If there’s one photography genre that I’d consider a bit of an outlier, it’d be sports photography. There’s a lot to take into account while shooting sports, with everything from lighting and your shutter speed, to trying to anticipate every athlete’s move.
Over the years I’ve photographed quite a few sports. And while it’s not something I do on the regular, I like to think that I’ve gotten good at getting ready for that perfect moment.
I had a chance to talk with Tamron Pro Marcie Reif (@marcie_reif_photography), a kids, family and commercial photographer in Atlanta, GA. She’s the founder of The Roadtripper’s Retreat, an educational experience for female photographers, and the author of the best-selling instructional resource, ”Bringing Home the Story of the Beach.” In her spare time, Marcie hits the field with her children, and loves to photograph their sports. She applies the same techniques she uses when photographing kids and capturing movement on the field.
Every parent wants to remember those moments when your son or daughter is on the field, and Marcie offered up a few tips on how to make sure you get that special moment.
Know your gear
While a lot of cameras and lenses will work for capturing sports, there are some that just take that next step, letting you capture exactly what you had envisioned. For me, I rely on the Sony a1 and a7 IV, along with the Tamron 70-180mm f/2.8 lens. Marcie loves this lens, as it gives her flexibility for multiple views. ”I love the focal range and that I can get some close-up shots, but also have a lot of flexibility to capture the game with the 180mm range when the athletes aren’t so close to me.”
This lightweight combo lets me get a variety of different shots — both close and further away — with ease.
Having in-body image stabilization and up to 30fps (when using the electronic shutter) ensures that I won’t miss a shot. And having a lens that’s super lightweight and doesn’t weigh on you while you’re waiting at the finish line for hours, means that you’ll not only stay comfortable, but you’ll have a lens that will perform incredibly well when needed.
Know the sport
For Marcie, she shoots a lot of her son’s baseball games with her 70-180mm lens. It’s important for her to understand the game, in order to anticipate athletes’ movements.
“I listen to the coach and see who they’re talking to, who they’re asking to move and who they are telling to get ready,” she says. “I point my camera in that direction. So if a kid is up to bat and the coach tells the left fielder to move over a bit, my guess is that the coach can tell which way the batter is going to hit the ball. It’s headed in that direction.
“Know the sport you’re photographing.
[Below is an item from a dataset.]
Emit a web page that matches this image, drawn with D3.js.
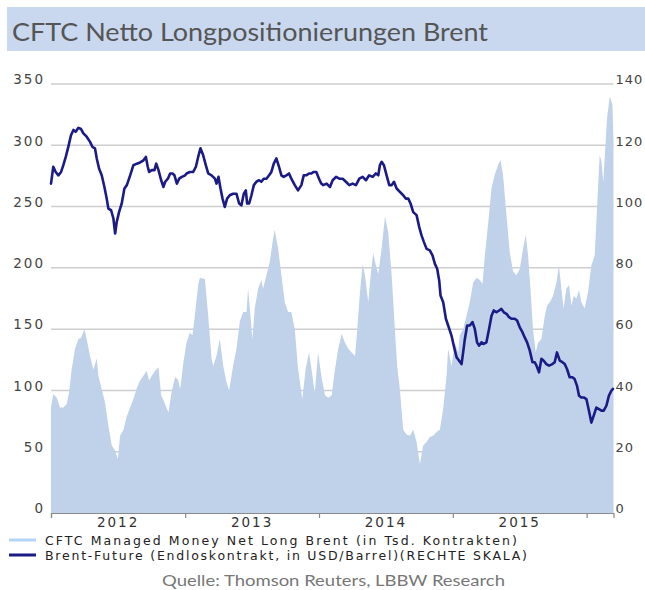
<!DOCTYPE html>
<html><head><meta charset="utf-8">
<script src="https://cdn.jsdelivr.net/npm/d3@7"></script>
<style>body{margin:0;background:#fff} svg{display:block}</style>
</head><body>
<svg id="chart" width="645" height="590"></svg>
<script>
const title = "CFTC Netto Longpositionierungen Brent";
const source = "Quelle: Thomson Reuters, LBBW Research";
const legendLabels = ["CFTC Managed Money Net Long Brent (in Tsd. Kontrakten)",
                      "Brent-Future (Endloskontrakt, in USD/Barrel)(RECHTE SKALA)"];
const leftTicks = [0, 50, 100, 150, 200, 250, 300, 350];
const rightTicks = [0, 20, 40, 60, 80, 100, 120, 140];
const yearLabels = [2012, 2013, 2014, 2015];
const yearBounds = [2012, 2013, 2014, 2015, 2016];
const xEnd = 2016.2;

// CFTC managed money net long (thousand contracts), time in decimal years
const cftcT = [2012.000,2012.017,2012.043,2012.067,2012.092,2012.117,2012.134,2012.154,2012.179,2012.204,2012.224,2012.249,2012.266,2012.291,2012.316,2012.341,2012.353,2012.378,2012.403,2012.428,2012.453,2012.478,2012.498,2012.515,2012.540,2012.565,2012.590,2012.614,2012.640,2012.664,2012.689,2012.714,2012.731,2012.751,2012.776,2012.801,2012.821,2012.846,2012.875,2012.901,2012.925,2012.946,2012.963,2012.987,
2013.010,2013.035,2013.055,2013.072,2013.097,2013.110,2013.147,2013.172,2013.197,2013.209,2013.234,2013.259,2013.284,2013.308,2013.328,2013.358,2013.383,2013.408,2013.433,2013.458,2013.470,2013.483,2013.502,2013.520,2013.545,2013.569,2013.582,2013.607,2013.632,2013.657,2013.669,2013.694,2013.719,2013.744,2013.769,2013.793,2013.819,2013.843,2013.875,2013.901,2013.925,2013.943,2013.968,2013.993,
2014.017,2014.045,2014.069,2014.095,2014.119,2014.144,2014.169,2014.194,2014.219,2014.244,2014.269,2014.286,2014.306,2014.326,2014.343,2014.368,2014.386,2014.405,2014.425,2014.443,2014.468,2014.493,2014.517,2014.543,2014.567,2014.584,2014.604,2014.629,2014.654,2014.679,2014.704,2014.729,2014.754,2014.778,2014.804,2014.828,2014.853,2014.878,2014.903,2014.928,2014.953,2014.965,2014.990,
2015.015,2015.040,2015.052,2015.077,2015.102,2015.127,2015.152,2015.177,2015.201,2015.222,2015.239,2015.263,2015.289,2015.313,2015.338,2015.356,2015.375,2015.401,2015.425,2015.450,2015.475,2015.500,2015.525,2015.545,2015.562,2015.580,2015.599,2015.619,2015.637,2015.662,2015.687,2015.704,2015.724,2015.749,2015.774,2015.793,2015.811,2015.828,2015.848,2015.868,2015.886,2015.903,2015.923,2015.943,2015.960,2015.985,
2016.010,2016.035,2016.060,2016.077,2016.097,2016.110,2016.124,2016.134,2016.152,2016.172,2016.192,2016.200];
const cftcV = [86,97,94,86,86,89,98,117,134,142,143,150,142,128,117,126,112,101,90,71,55,51,44,63,68,79,86,93,102,108,112,116,108,112,116,119,96,90,82,100,111,109,101,123,
139,147,145,161,186,192,191,161,126,120,128,142,120,107,100,120,134,156,164,164,183,167,142,167,183,190,183,194,205,224,231,216,194,172,164,164,150,118,93,118,131,118,98,131,
112,96,94,96,117,134,146,139,134,131,128,150,180,203,194,172,194,212,202,195,216,242,229,194,150,120,101,68,64,63,68,58,40,55,58,62,63,66,68,85,112,134,120,
139,131,145,150,161,172,188,192,190,187,210,235,265,276,284,288,276,243,213,197,194,199,216,227,210,183,150,131,139,142,161,169,172,177,188,202,183,167,183,186,169,177,175,182,172,167,
180,202,210,248,292,287,270,289,322,340,333,303];

// Brent future (USD/barrel), right scale
const brentT = [2012.000,2012.017,2012.035,2012.055,2012.075,2012.092,2012.110,2012.129,2012.149,2012.167,2012.184,2012.204,2012.224,2012.241,2012.266,2012.291,2012.308,2012.328,2012.341,2012.358,2012.378,2012.398,2012.415,2012.428,2012.448,2012.465,2012.478,2012.490,2012.507,2012.527,2012.547,2012.565,2012.590,2012.614,2012.640,2012.664,2012.689,2012.707,2012.721,2012.731,2012.751,2012.771,2012.784,2012.801,2012.821,2012.838,2012.851,2012.871,2012.888,2012.905,2012.920,2012.938,2012.955,2012.975,
2013.000,2013.010,2013.035,2013.060,2013.080,2013.097,2013.114,2013.134,2013.154,2013.172,2013.197,2013.222,2013.234,2013.249,2013.264,2013.279,2013.296,2013.313,2013.333,2013.358,2013.383,2013.403,2013.420,2013.438,2013.453,2013.463,2013.478,2013.495,2013.513,2013.532,2013.552,2013.569,2013.587,2013.607,2013.627,2013.644,2013.662,2013.681,2013.701,2013.719,2013.736,2013.756,2013.776,2013.793,2013.819,2013.843,2013.868,2013.886,2013.905,2013.925,2013.943,2013.960,2013.980,
2014.000,2014.017,2014.032,2014.057,2014.082,2014.102,2014.127,2014.152,2014.177,2014.201,2014.226,2014.251,2014.276,2014.301,2014.326,2014.351,2014.375,2014.401,2014.425,2014.443,2014.455,2014.468,2014.485,2014.505,2014.525,2014.543,2014.560,2014.580,2014.604,2014.629,2014.649,2014.667,2014.684,2014.704,2014.729,2014.749,2014.766,2014.784,2014.804,2014.828,2014.848,2014.866,2014.883,2014.898,2014.908,2014.928,2014.948,2014.965,2014.990,
2015.007,2015.028,2015.047,2015.065,2015.077,2015.090,2015.107,2015.127,2015.147,2015.164,2015.181,2015.196,2015.214,2015.231,2015.251,2015.271,2015.289,2015.306,2015.326,2015.346,2015.363,2015.381,2015.401,2015.420,2015.438,2015.463,2015.480,2015.500,2015.520,2015.537,2015.555,2015.575,2015.595,2015.612,2015.625,2015.644,2015.662,2015.679,2015.699,2015.719,2015.744,2015.761,2015.778,2015.799,2015.819,2015.836,2015.853,2015.873,2015.893,2015.910,2015.928,2015.943,2015.960,2015.978,2015.998,
2016.017,2016.035,2016.052,2016.072,2016.092,2016.110,2016.127,2016.147,2016.166,2016.184,2016.196];
const brentV = [107.5,113,111.3,110.2,111.3,113.5,116.2,119.5,123.3,125,124.4,125.7,125.3,123.9,122.8,121.1,119.5,119,115.7,112.4,110.2,106.4,102.6,99.3,98.8,96.1,91.2,95,98.2,101,105.9,107,110.2,113.5,114,114.4,115.1,116.2,113,111.3,111.9,111.9,114,111.9,108.6,106.4,108.1,109.1,110.8,110.8,110.2,107.5,109.1,109.7,
110.2,110.8,111.3,111.3,113,116.2,119,116.8,113.5,110.8,110.2,109.1,107.5,109.7,105.9,102.6,99.9,102.6,103.7,104.2,104.2,101,100.4,104.2,105.3,101,101,103.7,107,108.1,108.6,108.1,109.1,109.1,110.2,111.3,114,115.7,113,110.2,109.7,110.2,110.8,109.1,107,105.3,107,110.2,110.2,110.8,110.8,111.3,111.3,
109.1,107.5,107,107.5,106.4,108.6,109.7,109.1,109.1,108.1,107,107.5,107,109.1,109.7,108.6,110.2,109.7,110.8,110.2,113.5,114.6,113.5,110.2,107,107,108.1,105.9,104.8,103.7,102.6,102.6,101,98.2,97.2,93.3,90.6,88.4,86.2,85.7,84.1,81.3,79.7,75.9,71,68.8,63.4,61.2,57.9,
54.6,50.8,49.7,48.6,52.4,56.8,61.2,61.2,62.3,60.1,55.7,54.6,55.7,55.2,55.7,60.1,64.4,66.1,65.5,66.1,66.6,65.5,65,63.9,63.4,63.4,62.8,60.6,59,57.3,55.7,53,49.2,49.2,48.1,45.9,50.3,49.7,48.6,48.1,48.6,49.2,52.4,49.7,49.2,48.6,47,44.3,44.3,43.7,41.5,38.3,37.7,37.7,37.2,
33.4,29.5,31.7,34.4,33.9,33.4,33.4,35,38.3,39.9,40.5];

function yearToDate(t) {
  const y = Math.floor(t);
  const s = new Date(y, 0, 1), e = new Date(y + 1, 0, 1);
  return new Date(+s + (t - y) * (e - s));
}

const cftc = cftcT.map((t, i) => ({date: yearToDate(t), value: cftcV[i]}));
const brent = brentT.map((t, i) => ({date: yearToDate(t), value: brentV[i]}));

const svg = d3.select("#chart");
const W = 645, H = 590;
const plot = {left: 51, right: 613.5, top: 84, bottom: 513};

svg.append("rect").attr("width", W).attr("height", H).attr("fill", "#fff");

// title band
svg.append("rect").attr("x", 7).attr("y", 7).attr("width", W - 7).attr("height", 44).attr("fill", "#c9d8ef");
svg.append("text").attr("x", 12).attr("y", 41)
  .attr("font-family", "Lato, 'Open Sans', sans-serif").attr("font-size", 25)
  .attr("fill", "#555").attr("textLength", 476).attr("lengthAdjust", "spacingAndGlyphs")
  .text(title);

const x = d3.scaleTime().domain([yearToDate(2012), yearToDate(xEnd)]).range([plot.left, plot.right]);
const yL = d3.scaleLinear().domain([0, 350]).range([plot.bottom, plot.top]);
const yR = d3.scaleLinear().domain([0, 140]).range([plot.bottom, plot.top]);

// gridlines
svg.append("g").selectAll("line").data(leftTicks.filter(d => d > 0)).join("line")
  .attr("x1", plot.left).attr("x2", plot.right)
  .attr("y1", d => yL(d)).attr("y2", d => yL(d))
  .attr("stroke", "#cecece").attr("stroke-width", 1.5);

// area
svg.append("path").datum(cftc)
  .attr("fill", "#c0d1ea")
  .attr("d", d3.area().x(d => x(d.date)).y0(plot.bottom).y1(d => yL(d.value)));

// line
svg.append("path").datum(brent)
  .attr("fill", "none").attr("stroke", "#1b1b86").attr("stroke-width", 2.6)
  .attr("stroke-linejoin", "round").attr("stroke-linecap", "round")
  .attr("d", d3.line().x(d => x(d.date)).y(d => yR(d.value)));

// x axis
const xAxis = d3.axisBottom(x).tickValues(yearBounds.map(yearToDate)).tickFormat("")
  .tickSize(5).tickSizeOuter(5);
const gx = svg.append("g").attr("transform", `translate(0,${plot.bottom})`).call(xAxis);
gx.select(".domain").attr("stroke", "#8a8a8a").attr("stroke-width", 1.2);
gx.selectAll(".tick line").attr("stroke", "#8a8a8a").attr("stroke-width", 1.2);

svg.append("g").selectAll("text").data(yearLabels).join("text")
  .attr("x", d => (x(yearToDate(d)) + x(yearToDate(d + 1))) / 2)
  .attr("y", 527)
  .attr("text-anchor", "middle")
  .attr("font-family", "'DejaVu Sans', sans-serif").attr("font-size", 13.5)
  .attr("letter-spacing", 2).attr("fill", "#333")
  .text(d => d);

// left axis labels
const yAxisL = d3.axisLeft(yL).tickValues(leftTicks).tickSize(0).tickPadding(6);
const gl = svg.append("g").attr("transform", `translate(${plot.left},0)`).call(yAxisL);
gl.select(".domain").remove();
gl.selectAll("text").attr("font-family", "'DejaVu Sans', sans-serif").attr("font-size", 13.5)
  .attr("letter-spacing", 2).attr("fill", "#444").attr("dy", "-0.02em");

// right axis labels
const yAxisR = d3.axisRight(yR).tickValues(rightTicks).tickSize(0).tickPadding(2);
const gr = svg.append("g").attr("transform", `translate(${plot.right},0)`).call(yAxisR);
gr.select(".domain").remove();
gr.selectAll("text").attr("font-family", "'DejaVu Sans', sans-serif").attr("font-size", 13)
  .attr("letter-spacing", 1).attr("fill", "#444").attr("dy", "-0.02em");

// legend
const legendColors = ["#b3d6f6", "#1b1b86"];
const legendY = [540, 555];
const legendLen = [472, 482];
legendLabels.forEach((lab, i) => {
  svg.append("line").attr("x1", 9).attr("x2", 36).attr("y1", legendY[i]).attr("y2", legendY[i])
    .attr("stroke", legendColors[i]).attr("stroke-width", 3);
  svg.append("text").attr("x", 45).attr("y", legendY[i] + 4.5)
    .attr("font-family", "'DejaVu Sans', sans-serif").attr("font-size", 12.5)
    .attr("fill", "#222").attr("textLength", legendLen[i]).attr("lengthAdjust", "spacing")
    .text(lab);
});

// source
svg.append("text").attr("x", 162).attr("y", 586)
  .attr("font-family", "Lato, 'Open Sans', sans-serif").attr("font-size", 16)
  .attr("fill", "#777").attr("textLength", 343).attr("lengthAdjust", "spacingAndGlyphs")
  .text(source);
</script>
</body></html>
Just having some knowledge and experience with the sport will help you to anticipate where the action is going to happen, and where to point your camera to be ready! The most challenging sport to photograph is the sport you don’t know very well.”
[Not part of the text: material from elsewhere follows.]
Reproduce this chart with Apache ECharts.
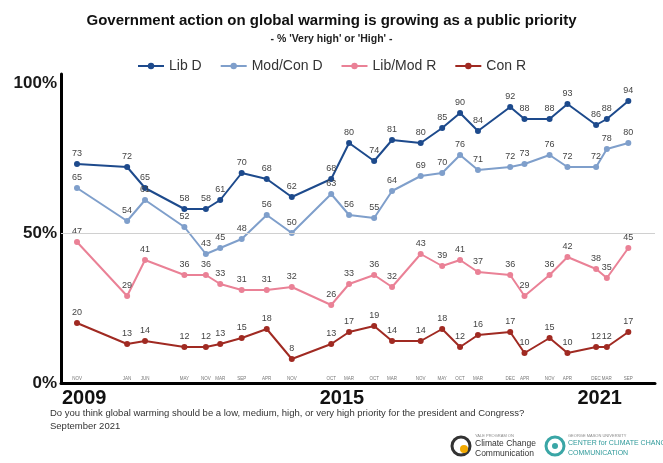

The dreadful low-lit gyms: Basketball, volleyball and more
Now, we’ve all been at those sports inside high school gyms that aren’t exactly lit well. These can be challenging, as you have to manage boosting your ISO with picture quality, and having a fast enough shutter speed that helps freeze the action. After all, you can’t really use a flash when you’re shooting from the sidelines (unless you’re fancy and hang a remote flash from the rafters … but my guess is that very few of us can do that!).
An f/2.8 lens can be really helpful with lighting, like the Tamron 70-180mm. Marcie recommends that you start at around ISO 800, f/2.8 and 1/400s, noting that ”if you can get a higher shutter speed, I’d try for that!”
Another tricky part in gyms is managing your white balance. This can be tricky, and you often just need to rely on some post-processing skills.
“I would set my settings for the light I have, but know that the color in the images is going to be pretty warm. In post-processing, I would try and correct the white balance to not be so warm,” says Marcie.
Coming right at you: Cycling, running and more
Over the past few years I’ve shot quite a few running and cycling races, in addition to other sports where athletes are charging directly at you. This is a little different than photographing them parallel from you, as your autofocus distance ultimately changes with each step (or pedal) they take.
Beyond relying on some good autofocus tracking (thank you, Sony!), Marcie recommends going back to your understanding of the exposure triangle.
”To make sure I can capture the movement and not lose focus, I raise my shutter speed,” she says. ”If that means raising my ISO so I can have a higher shutter speed, that’s what I do. The exposure triangle has to work together and be in harmony for images to look great, so I’ll make adjustments in aperture and ISO to balance out having a higher shutter speed.
“I’ll also make sure my focus points are right in the center, to make sure to grab the focus of my subject coming right at me.”
For me, I recommend going with a wider focal point (instead of a small point), so if the subject moves around the frame, you can still get her tack sharp. I’d also be prepared for changing lighting conditions, so utilizing Auto ISO might really work to your benefit to avoid you constantly having to change your settings throughout the day.
Know what to expect, and hit it home
If you think about it, sports photography really isn’t that much different from other genres. When you shoot weddings, you have an idea of the day and what to expect. It’s the same with sports. You have to understand the sport to really know what you’re capturing, and if you can do that, you’ll hit a grand slam.